WASHINGTON — The Senate Judiciary Committee postponed a vote Thursday on judicial nominee William H. Pryor after examining Democratic complaints that he might have misled the panel about his campaign fund-raising.
Chairman Orrin G. Hatch, a Utah Republican, dismissed the charges as a "tempest in a teapot," saying he was satisfied that Pryor, Alabama's attorney general, had done nothing wrong.
But under pressure from Democrats, Hatch postponed the vote and directed committee staff to keep looking into the matter and again contact Pryor, as well as a former employee who provided fund-raising documents to Democrats two weeks ago.

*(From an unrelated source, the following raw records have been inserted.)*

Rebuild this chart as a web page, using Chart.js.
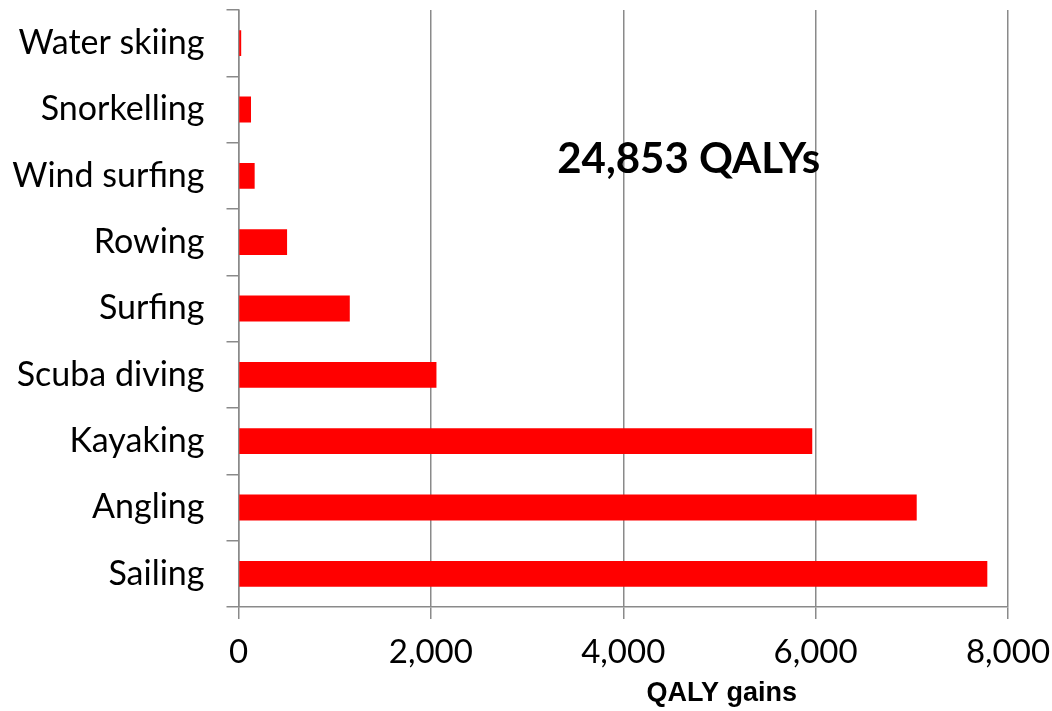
<!DOCTYPE html>
<html>
<head>
<meta charset="utf-8">
<script src="https://cdn.jsdelivr.net/npm/chart.js@4"></script>
<style>
html,body{margin:0;padding:0;background:#fff;}
#wrap{width:1052px;height:711px;}
</style>
</head>
<body>
<div id="wrap"><canvas id="c" width="1052" height="711"></canvas></div>
<script>
const categories = ["Water skiing","Snorkelling","Wind surfing","Rowing","Surfing","Scuba diving","Kayaking","Angling","Sailing"];
const qalyGains = [28, 130, 168, 505, 1157, 2058, 5965, 7051, 7785];
const xTicks = [0, 2000, 4000, 6000, 8000];
const totalLabel = "24,853 QALYs";
const axisTitle = "QALY gains";

const gridColor = "#8a8a8a";

const overlay = {
  id: "overlay",
  afterDraw(chart) {
    const ctx = chart.ctx;
    const a = chart.chartArea;
    ctx.save();
    ctx.fillStyle = "#000";
    ctx.textAlign = "center";
    ctx.textBaseline = "alphabetic";
    ctx.font = "bold 42px Lato";
    ctx.fillText(totalLabel, a.left + (a.right - a.left) * 0.585, 173);
    ctx.font = "bold 27px 'Liberation Sans', Arial, sans-serif";
    ctx.fillText(axisTitle, a.left + (a.right - a.left) * 0.628, 701);
    ctx.restore();
  }
};

new Chart(document.getElementById("c"), {
  type: "bar",
  data: {
    labels: categories,
    datasets: [{
      data: qalyGains,
      backgroundColor: "#ff0000",
      borderWidth: 0,
      categoryPercentage: 1,
      barPercentage: 0.39
    }]
  },
  options: {
    indexAxis: "y",
    responsive: false,
    animation: false,
    devicePixelRatio: 1,
    layout: { padding: { top: 10, right: 44, left: 0, bottom: 0 } },
    plugins: { legend: { display: false }, tooltip: { enabled: false } },
    scales: {
      x: {
        min: 0, max: 8000,
        afterBuildTicks(scale) { scale.ticks = xTicks.map(v => ({ value: v })); },
        afterFit(scale) {
          scale.height = 104;
          scale.paddingLeft = 0; scale.paddingRight = 0;
          scale.paddingTop = 0; scale.paddingBottom = 0;
        },
        ticks: {
          color: "#000",
          font: { family: "Lato", size: 33 },
          padding: 14,
          callback: v => v.toLocaleString("en-US")
        },
        grid: { color: gridColor, lineWidth: 1.5, tickLength: 12, drawTicks: true },
        border: { color: gridColor, width: 1.5 }
      },
      y: {
        afterFit(scale) {
          scale.width = 238.5;
          scale.paddingLeft = 0; scale.paddingRight = 0;
          scale.paddingTop = 0; scale.paddingBottom = 0;
        },
        ticks: {
          color: "#000",
          font: { family: "Lato", size: 34 },
          padding: 22
        },
        grid: { color: gridColor, lineWidth: 1.5, tickLength: 12, drawOnChartArea: false, offset: true },
        border: { color: gridColor, width: 1.5 }
      }
    }
  },
  plugins: [overlay]
});
</script>
</body>
</html>
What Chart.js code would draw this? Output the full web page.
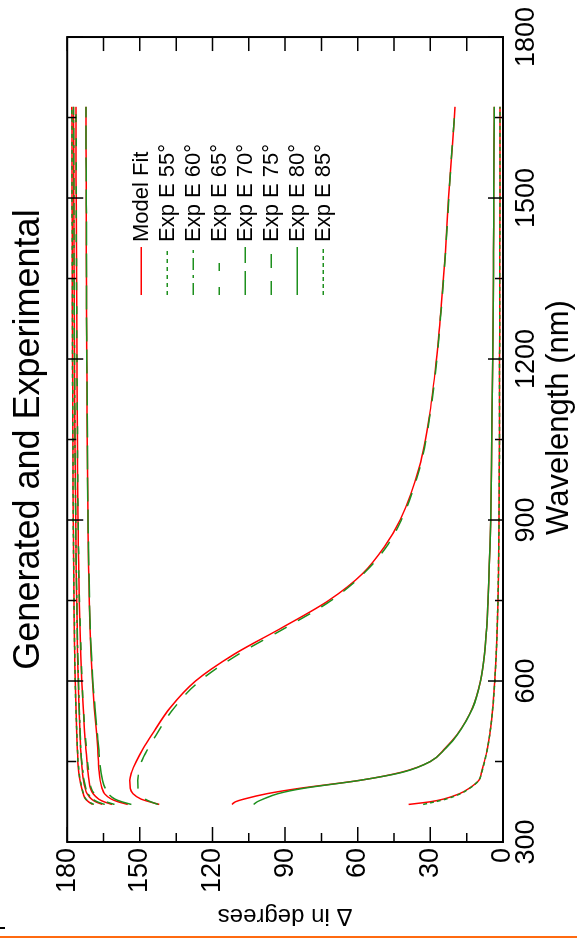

Hatch initially rescheduled the committee vote for late Thursday after a Democratic stalling tactic. But he later pushed it back until Wednesday, saying one committee member had to leave for family reasons.
Democrats have pounced on the documents as new ammunition against Pryor, an abortion opponent whom they have denounced as part of President Bush's attempt to pack the federal courts with right-wing ideologues.
The new controversy stems from Pryor's work with the Republican Attorneys General Assn., a group he formed in 1999 that raises campaign contributions.
During his confirmation hearing last month, Pryor testified that he did not know whether any tobacco companies or selected firms were association members.
But Democrats said recently obtained association documents indicated otherwise.
Some Republicans charged that the documents appeared to have been stolen as part of a smear campaign. Democrats said they were lawfully provided by a whistle-blower.
Sen. John Cornyn, a Texas Republican, defended Pryor, noting: "Elected officials can and do raise money.... It's perfectly legal."
Sen. Charles E. Schumer, a New York Democrat, said the issue was not so much Pryor's fund-raising, but "whether he answered accurately and fully and truthfully" about it.
Hatch said he expects the committee to ultimately approve Bush's nomination of Pryor to the Atlanta-based U.S. 11th Circuit Court of Appeals.